When Lois says they have not heard from Joe, he is seen screaming the Rifleman's Creed at his wheelchair like marines do with their rifles in the bootcamp sequence in Full Metal Jacket. One of the cutaways depicts Robin Williams in the film Patch Adams, where he fruitlessly attempts to amuse child patients with his comedy routines, driving one child patient to unplug his life support. When the Griffins return home to Stewie, the background music is an instrumental of "Somewhere In My Memory" by John Williams, which scores a similar scene in Home Alone. When Stewie is exploring the house he finds a Hustler magazine under his brother's bed, curious of what a vagina looks like. He instantly becomes horrified by the sight of a vagina on one of the pages, then proceeds to destroy the magazine by opening fire on it with an M3 submachine gun he retrieves from hammerspace, emptying the entire magazine of the weapon. Stewie mentions that Aquaman is pretty useless if the crime does not take place on water. Other references included jokes about the television series Lost and actors John Forsythe and Sean Connery.

==Reception==
In its original broadcast on Fox in the United States on November 2, 2008, "Baby Not on Board" was watched by 9.97 million homes and acquired a 5.0 Nielsen rating, the audience measurement systems developed to determine the audience size and composition of television programming in the United States, making it the highest rated episode of the season.

The episode received mixed reviews from television sources and critics. Steve Heisler of The A.V. Club gave the episode a C, calling it "without a doubt, the most meta episode I've seen in quite some time" and said that "if Family Guy wants to make the show itself the butt of every joke, it needs to ramp up the conflict and tone down on the flights of fancy–most of those are funny for a bit, but excess can ruin just about anything." Another complaint of the episode were the Back to the Future references and the storyline.

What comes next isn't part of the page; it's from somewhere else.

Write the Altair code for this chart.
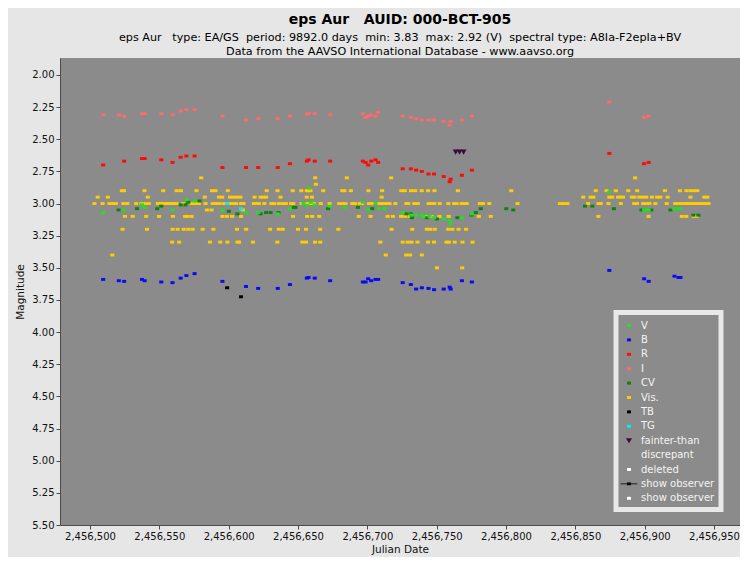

Ahsan Haque of IGN gave the episode a negative review, calling it "definitely one of the worst Family Guy episodes in years". He criticized the jokes, calling some pointless and most of them tasteless, saying that the funnier moments of the episode were not enough to make it a worthwhile episode. Robin Pierson of The TV Critic also gave the episode a negative review, calling it "pointless television", but said that it featured some entertaining jokes.